STORED DATA:
^^^^^^^^^^^^^^^^

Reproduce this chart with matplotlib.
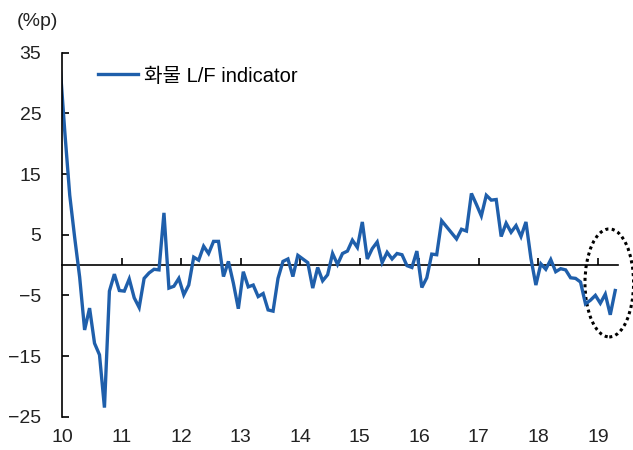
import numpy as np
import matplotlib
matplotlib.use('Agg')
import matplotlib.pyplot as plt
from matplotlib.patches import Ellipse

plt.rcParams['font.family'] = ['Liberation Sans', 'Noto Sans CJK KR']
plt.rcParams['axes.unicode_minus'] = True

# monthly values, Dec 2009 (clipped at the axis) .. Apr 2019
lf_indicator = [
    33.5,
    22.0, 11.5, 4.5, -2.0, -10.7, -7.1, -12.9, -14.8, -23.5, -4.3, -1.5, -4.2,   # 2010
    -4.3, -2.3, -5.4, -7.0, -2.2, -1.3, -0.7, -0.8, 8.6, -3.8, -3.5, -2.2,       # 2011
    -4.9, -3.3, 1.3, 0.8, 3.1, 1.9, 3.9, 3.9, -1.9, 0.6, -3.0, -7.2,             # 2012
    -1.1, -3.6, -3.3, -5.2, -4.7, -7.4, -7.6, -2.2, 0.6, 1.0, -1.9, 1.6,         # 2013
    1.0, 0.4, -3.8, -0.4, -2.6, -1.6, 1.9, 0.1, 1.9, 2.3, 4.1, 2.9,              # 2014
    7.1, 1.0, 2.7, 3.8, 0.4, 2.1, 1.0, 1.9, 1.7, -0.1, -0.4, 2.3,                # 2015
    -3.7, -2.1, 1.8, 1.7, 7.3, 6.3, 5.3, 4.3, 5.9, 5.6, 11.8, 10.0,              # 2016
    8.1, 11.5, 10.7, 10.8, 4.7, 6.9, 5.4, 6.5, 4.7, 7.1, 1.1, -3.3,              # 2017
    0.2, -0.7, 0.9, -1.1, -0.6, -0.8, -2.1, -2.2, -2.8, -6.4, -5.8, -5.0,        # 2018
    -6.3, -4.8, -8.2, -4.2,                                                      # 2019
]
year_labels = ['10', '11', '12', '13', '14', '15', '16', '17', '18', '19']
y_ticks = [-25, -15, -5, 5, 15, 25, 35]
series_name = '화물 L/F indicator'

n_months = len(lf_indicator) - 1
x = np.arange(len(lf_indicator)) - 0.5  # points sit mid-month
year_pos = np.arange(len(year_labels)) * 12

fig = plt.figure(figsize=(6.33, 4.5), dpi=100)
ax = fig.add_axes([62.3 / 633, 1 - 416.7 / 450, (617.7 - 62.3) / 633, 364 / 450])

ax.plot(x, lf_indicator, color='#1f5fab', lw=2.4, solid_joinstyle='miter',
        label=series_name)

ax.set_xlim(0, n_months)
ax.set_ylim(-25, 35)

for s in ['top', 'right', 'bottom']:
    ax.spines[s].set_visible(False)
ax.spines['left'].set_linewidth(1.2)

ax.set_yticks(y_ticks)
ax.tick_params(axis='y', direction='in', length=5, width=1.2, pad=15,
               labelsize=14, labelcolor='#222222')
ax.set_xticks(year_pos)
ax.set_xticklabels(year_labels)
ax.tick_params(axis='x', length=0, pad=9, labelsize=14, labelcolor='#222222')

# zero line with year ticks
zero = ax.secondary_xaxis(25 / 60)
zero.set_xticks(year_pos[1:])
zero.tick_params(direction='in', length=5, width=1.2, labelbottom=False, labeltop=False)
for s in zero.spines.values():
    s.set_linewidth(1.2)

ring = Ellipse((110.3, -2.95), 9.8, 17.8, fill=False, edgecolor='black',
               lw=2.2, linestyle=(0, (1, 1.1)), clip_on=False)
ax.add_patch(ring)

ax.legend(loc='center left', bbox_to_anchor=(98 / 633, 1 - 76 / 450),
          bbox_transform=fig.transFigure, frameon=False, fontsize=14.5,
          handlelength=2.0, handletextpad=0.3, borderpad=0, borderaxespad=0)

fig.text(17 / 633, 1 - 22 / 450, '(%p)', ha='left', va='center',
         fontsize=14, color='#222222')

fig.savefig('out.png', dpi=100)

^^^^^^^^^^^^^^^^

PROBLEM: From the data above, show each line that contains "with".

THE COMPLETED TASK:
Reproduce this chart with matplotlib.
# zero line with year ticks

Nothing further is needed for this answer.